>>>
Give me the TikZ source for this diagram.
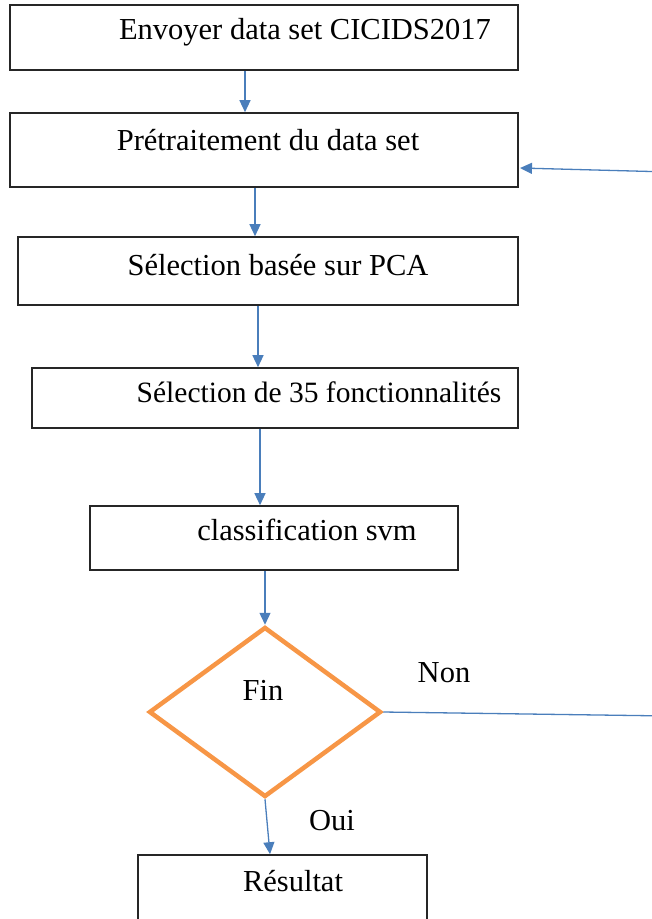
\documentclass[tikz,border=0pt]{standalone}
\usepackage{fontspec}
\setmainfont{Liberation Serif}
\usetikzlibrary{shapes.geometric}
\usetikzlibrary{arrows.meta}

\definecolor{flowblue}{HTML}{4A7EBB}
\definecolor{finorange}{HTML}{F79646}

\tikzset{
    box/.style = {rectangle, draw=black!85, line width=1.6pt, inner sep=0pt},
    txt/.style = {anchor=base, inner sep=0pt, font=\fontsize{30.5}{36}\selectfont},
    flow/.style = {draw=flowblue, line width=1.3pt, -{Triangle[length=12pt,width=11pt]}},
    loop/.style = {draw=flowblue, line width=1.3pt},
}

\begin{document}
\begin{tikzpicture}[x=1pt,y=-1pt]
        \clip (0,0) rectangle (652,919);
        %    \draw [help lines] (0,0) grid (652,919);

        % boxes
        \path node (env) [box, minimum width=508pt, minimum height=65pt] at (264,37.5) {};
        \path node (pre) [box, minimum width=508pt, minimum height=74pt] at (264,150) {};
        \path node (pca) [box, minimum width=500pt, minimum height=68pt] at (268,271) {};
        \path node (sel) [box, minimum width=486pt, minimum height=60pt] at (275,398) {};
        \path node (svm) [box, minimum width=368pt, minimum height=64pt] at (274,538) {};
        \path node (fin) [diamond, draw=finorange, line width=4.5pt, inner sep=0pt,
                          minimum width=232pt, minimum height=170pt] at (265,712) {};
        \path node (res) [box, minimum width=289pt, minimum height=90pt] at (282.5,900) {};

        % texts
        \path node (tenv) [txt] at (305,39) {Envoyer data set CICIDS2017};
        \path node (tpre) [txt] at (268,150) {Prétraitement du data set};
        \path node (tpca) [txt] at (278,275) {Sélection basée sur PCA};
        \path node (tsel) [txt, font=\fontsize{29.5}{35}\selectfont] at (319,402) {Sélection de 35 fonctionnalités};
        \path node (tsvm) [txt] at (307,540) {classification svm};
        \path node (tfin) [txt] at (263,700) {Fin};
        \path node (tnon) [txt] at (444,682) {Non};
        \path node (toui) [txt] at (332,830) {Oui};
        \path node (tres) [txt] at (293,891) {Résultat};

        % loop back, it leaves the page on the right
        \coordinate (nonout) at (670,716);
        \coordinate (backin) at (670,172);
        \coordinate (prein) at (520,168);

        \draw[flow] ([xshift=-19pt]env.south) -- ([xshift=-19pt]env.south |- pre.north);
        \draw[flow] ([xshift=-9pt]pre.south) -- ([xshift=-9pt]pre.south |- pca.north);
        \draw[flow] ([xshift=-10pt]pca.south) -- ([xshift=-10pt]pca.south |- sel.north);
        \draw[flow] ([xshift=-15pt]sel.south) -- ([xshift=-15pt]sel.south |- svm.north);
        \draw[flow] ([xshift=-9pt]svm.south) -- (fin.north);
        \draw[flow] (fin.south) -- ([xshift=-12.5pt]res.north);

        \draw[loop] (fin.east) -- (nonout) -- (backin);
        \draw[flow] (backin) -- (prein);
\end{tikzpicture}
\end{document}
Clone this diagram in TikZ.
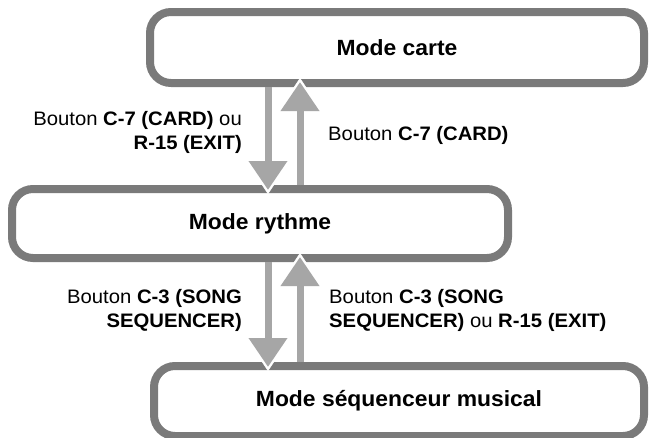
<<<
→ **Written exercise**
Could you repeat exactly the lines from the first one of the records above through the line containing "(0,0) grid (652,919);", leaving out any pictures?

→ **Solved problem**
Give me the TikZ source for this diagram.
\documentclass[tikz,border=0pt]{standalone}
\usepackage{fontspec}
\setmainfont{Liberation Serif}
\usetikzlibrary{shapes.geometric}
\usetikzlibrary{arrows.meta}

\definecolor{flowblue}{HTML}{4A7EBB}
\definecolor{finorange}{HTML}{F79646}

\tikzset{
    box/.style = {rectangle, draw=black!85, line width=1.6pt, inner sep=0pt},
    txt/.style = {anchor=base, inner sep=0pt, font=\fontsize{30.5}{36}\selectfont},
    flow/.style = {draw=flowblue, line width=1.3pt, -{Triangle[length=12pt,width=11pt]}},
    loop/.style = {draw=flowblue, line width=1.3pt},
}

\begin{document}
\begin{tikzpicture}[x=1pt,y=-1pt]
        \clip (0,0) rectangle (652,919);
        %    \draw [help lines] (0,0) grid (652,919);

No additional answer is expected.